# Attention Miata Maniacs...



## PDX_Doug (Nov 16, 2004)

Hey fellow members of the Outbackers Miata Owners Auxiliary, seen this yet?...










'07 Retractable Hardtop Miata. Due out in September, and starting around $25K.

I'm feeling that old familiar urge again!... *Zoom Zoom!*

Happy Trails,
Doug


----------



## egregg57 (Feb 13, 2006)

PDX_Doug said:


> Hey fellow members of the Outbackers Miata Owners Auxiliary, seen this yet?...
> 
> 
> 
> ...


 But will it haul a 31RQS like Wolfie's will? THAT's the question!


----------



## kjp1969 (Apr 25, 2004)

I dunno. . . what I like about my '92 is that it doesn't have, well, anything. No CD player, no a/c, no auto trans. It weighs 2100lbs and is Very Minimalist. Its the closest thing to a motorcycle I dare pilot these days. Its more like an old MG than almost any other modern car I can think of.

When these cars start getting practical, they also get less fun, in my opinion. Of course, I'm wierd and mine is a second (third?) car, so I know not everyone shares my opinion.

Kevin P.


----------



## PDX_Doug (Nov 16, 2004)

Kevin,

I agree with you on all points. The great attraction to me when I bought my '91 was that the Miata was a true interpretation of the classic British sports car... minus the Lucas electrics!

But times do change, and for those of us in the northern climes, this is a nice alternative to the removable hardtop option. And I believe it only adds 75 pound to the weight of the vehicle (no small achievement in it's own right!). I will have to drive one to know for sure, but I don't think the Miata is going to lose any more* of it's charm in the translation.

Happy Trails,
Doug

* I felt the same trepidation when Mazda abandoned the original Lotus Elan styling with pop-up headlights for the cookie cutter styling of the latest generations too. But as it turns out, the MX-5 is still a great car!


----------



## wolfwood (Sep 19, 2005)

OH!!!!! THE DECISIONS!!! I HATE THAT!!!!

1. I love my Miata - just the way she is ! (especially 'cuz she's paid for)
2. I really do like the increased power of the '06
3. I really  dislike the styling changes on the '06.
4. I'm really glad they changed the (US) name...."MX5" is MUCH cooler than "Miata" and the rest of the world knows "MX5".
5. I really like this retractable hardtop idea (full judgement held until seen). It won't do anything for traction, so PHOOEY will still have winter quarters, but it'll sure make getting caught in a rain storm less chaotic! 
6. If they can put a blue roof on a blue car (see photo), then they can put that same blue roof on the silver car ... AND THAT'S THE COMBINATION I WANT !!!
7. My Miata is paid for - the one in the photo isn't

OH!!!!! THE DECISIONS!!!


----------



## snsgraham (May 18, 2004)

Lucas electrics were the scourge of us BSA and Triumph motorcycle owners too.









Scott

Really gave me a shiver when I read "Lucas" in your post PDX....


----------



## PDX_Doug (Nov 16, 2004)

Scott,
You do know why the Brits drink warm beer don't you...
All their refrigerators are made by Lucus!









Wolfie,
So what did your dealer give you for a delivery date?









Happy Trails,
Doug

P.S.: What a fun car that would be to drive to a cross the country rally that you did not have time to pull the Outback to. Something like, say, the 2007 Western Region Outbackers.com Rally at Zion N.P. in southern Utah next July! Now there is some real sports car country!


----------



## HootBob (Apr 26, 2004)

They look pretty nice Doug go for it

Don


----------



## PDX_Doug (Nov 16, 2004)

HootBob said:


> They look pretty nice Doug go for it


Alright! I'm in!
Now when PDX_Shannon asks, I can tell her Don said it was OK!
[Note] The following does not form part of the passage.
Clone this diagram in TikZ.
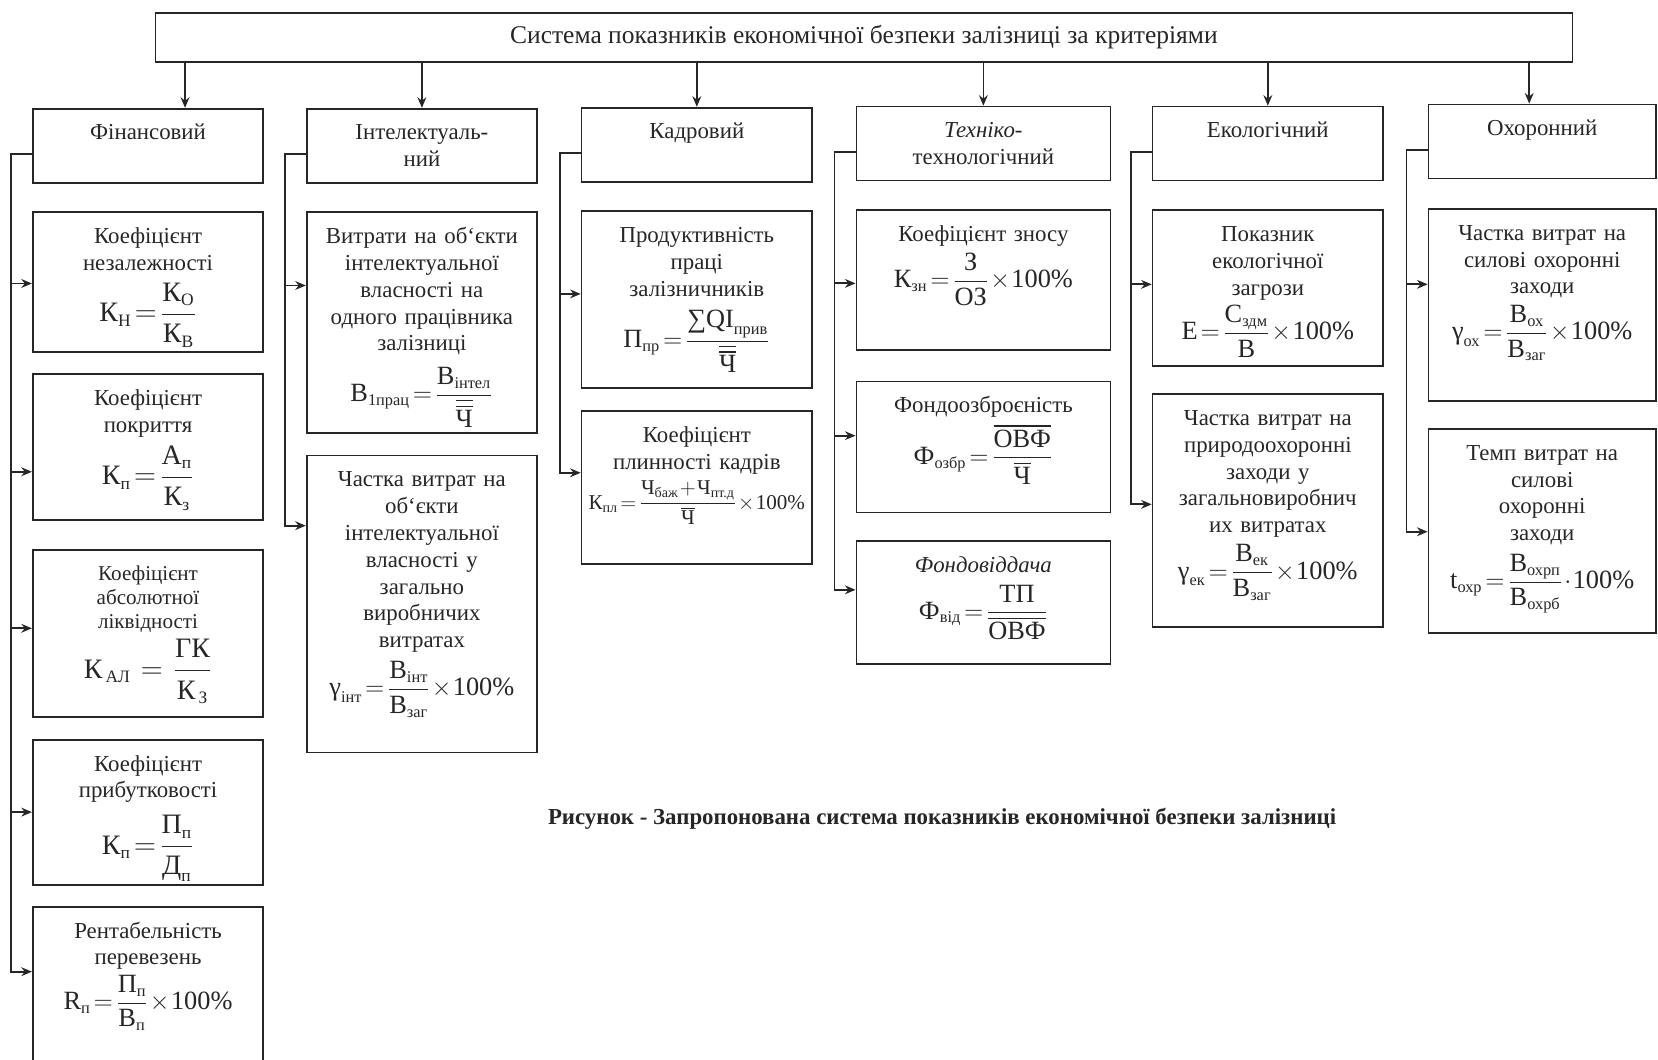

Thanks bud! I owe you one!









Happy Trails
Doug


----------



## wolfwood (Sep 19, 2005)

PDX_Doug said:


> They look pretty nice Doug go for it


Alright! I'm in!
Now when PDX_Shannon asks, I can tell her Don said it was OK!








Thanks bud! I owe you one!









Happy Trails
Doug
[/quote]
So, that means I can tell KB that Doug's finally made up his mind? KB - Doug's buying PHOOEY .... now I can finally get a new one. Wow - thanks buddy!


----------



## Camping Fan (Dec 18, 2005)

Hmmmm, interesting.









What's that Little Red? Oh no, I wasn't looking at another Miata, you're my one and only!









Must be strong, can't yield to temptation and check one out in person, gotta remember:
Little Red is almost paid for.
Like Wolfie I really don't care for the styling changes in the 2006.
I really LUV my Miata as is








I wouldn't get to play "chicken" with the gathering rain clouds if I had a retractable roof that could be closed "on the fly".

OK, everything's under control here.

Little Red is due to go to the dealer for an oil change soon though, maybe she won't notice if I check out the new roof for research purposes only.


----------



## wolfwood (Sep 19, 2005)

Camping Fan said:


> Hmmmm, interesting.
> 
> 
> 
> ...


Be strong, Man! Do it for Little Red







- she's been loyal







true







always ready to play! 
She's your girl







You just can't abandon her like that!







Repeat after me - "Resistance IS NOT futile!!" Ok - maybe you should have someone else take Little Red to the vet dealer.


----------